In 2009, the new succession act did not require a constitutional amendment as the Constitution already allowed for female succession to the throne. (§ 2 Danish Constitution.)
Royal Duties and Requirements
As a queen-to-be, Margarethe assumed many duties when she turned 18, such as assuming a seat at the State Council (Statsråd) on April 16, 1958. The State Council, which includes the Head of State, crown prince or crown princess, and all the government ministers, “negotiates all laws and important government measures.” (§17 stk. 2 Danish constitution.)
Her position as crown princess also meant that her engagement to Comte Henri de Laborde de Monpezat (later Prince Henrik) in 1966 had to be approved by the king and the Danish Parliament. (§ 5 Succession Act.) The wedding took place in 1967 at the Holmen Church. The newlyweds took up residency at Marselisborg Palace, before Margarethe’s father’s sudden death on January 14, 1972.
Upon the king’s death, Margarethe became queen by a royal public proclamation, without a coronation. Ahead of the proclamation, she had to choose a royal motto, and chose: “God’s help, the love of The People, Denmark’s strength.” Queen Margarethe also chose to be titled Queen Margarethe the second, recognizing the role of Queen Margaret (the first) (Margaret Valdemarsdatter) who presided over Denmark, Norway, and Sweden in the Kalmar Union between 1397 and 1412.
The Role of the Head of State (Queen or King)
In 1849, Denmark became a constitutional monarchy, when King Frederik VII signed a constitution that defined and limited his powers. The constitution was later amended in 1866 and 1915. Today, the role of the Head of State is to “represent Denmark abroad and to be a figurehead at home,” which includes participating during the formation of government by formally appointing the government, receiving state visitors, conferring “Royal Warrants” and heading and awarding the Royal Orders of Chivalry. In addition, as Head of State it is the Queen’s duty to sign all Danish laws. (§14 Danish Constitution.)
Other duties include giving speeches to the public. The annual New Year’s speech is broadcast live by Danish media and typically viewed by millions of Danes, but the corona speech that she held in March 2020 broke all records, with more than 3.4 million viewers. The Queen’s speeches are available on the royal palace website.
Names Fit for a Queen
Although the Danish Name Act (Navneloven) does not specify special provisions for royalty, there are some rules that apply solely to royals, including that only royals may have a number designation following their name, thus, no little Johnny III. Margarethe is only the second Queen Margarethe, but her son will be Frederik X and her grandson will one day be Christian XI. In fact, being named Frederik or Christian, is a royal tradition. Ever since Christian II, who reigned from 1513 to 1523, the kings of Denmark have been named either Frederik or Christian.
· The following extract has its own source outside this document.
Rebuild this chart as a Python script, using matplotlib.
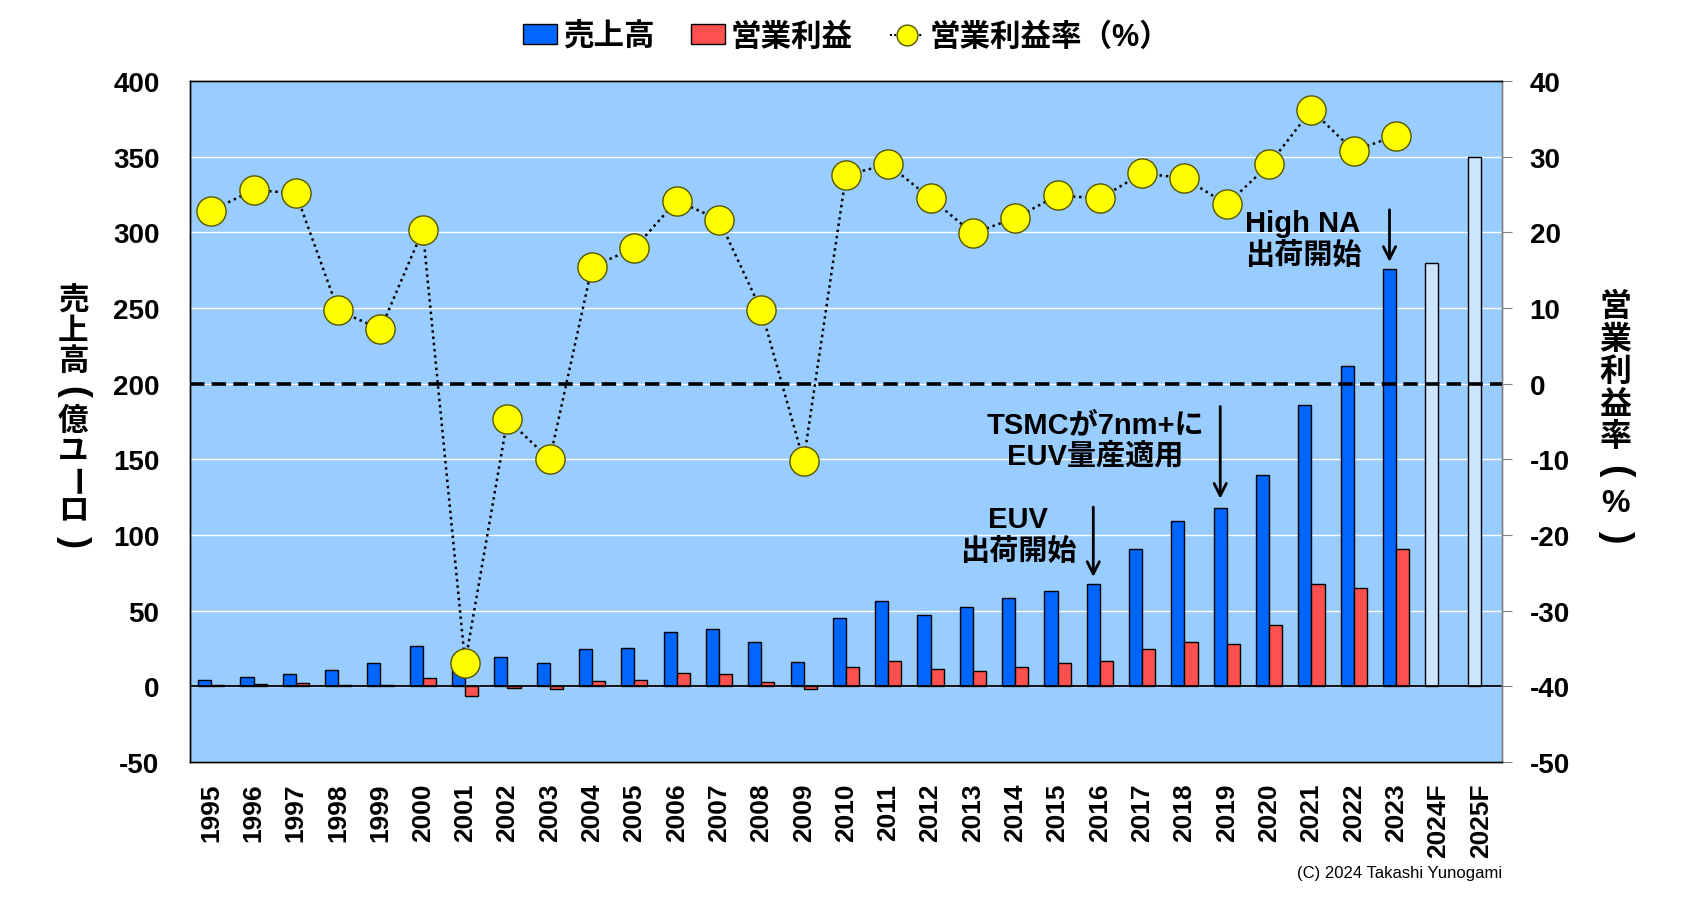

If the tradition is to be continued, Christian will have to name his firstborn son Frederik or his firstborn daughter Margaret.
Unlike most Danes, Queen Margarethe has four given names: Margrethe Alexandrine Þorhildur Ingrid. Þorhildur, an Icelandic name, was chosen in recognition of Iceland, which was part of the Danish kingdom when Margarethe was born in 1940. Formally, the queen does not have a last name but is part of the House of Glücksborg. She is also known to her closest family as Daisy, after the Danish flower and has been called the “World’s coolest queen.”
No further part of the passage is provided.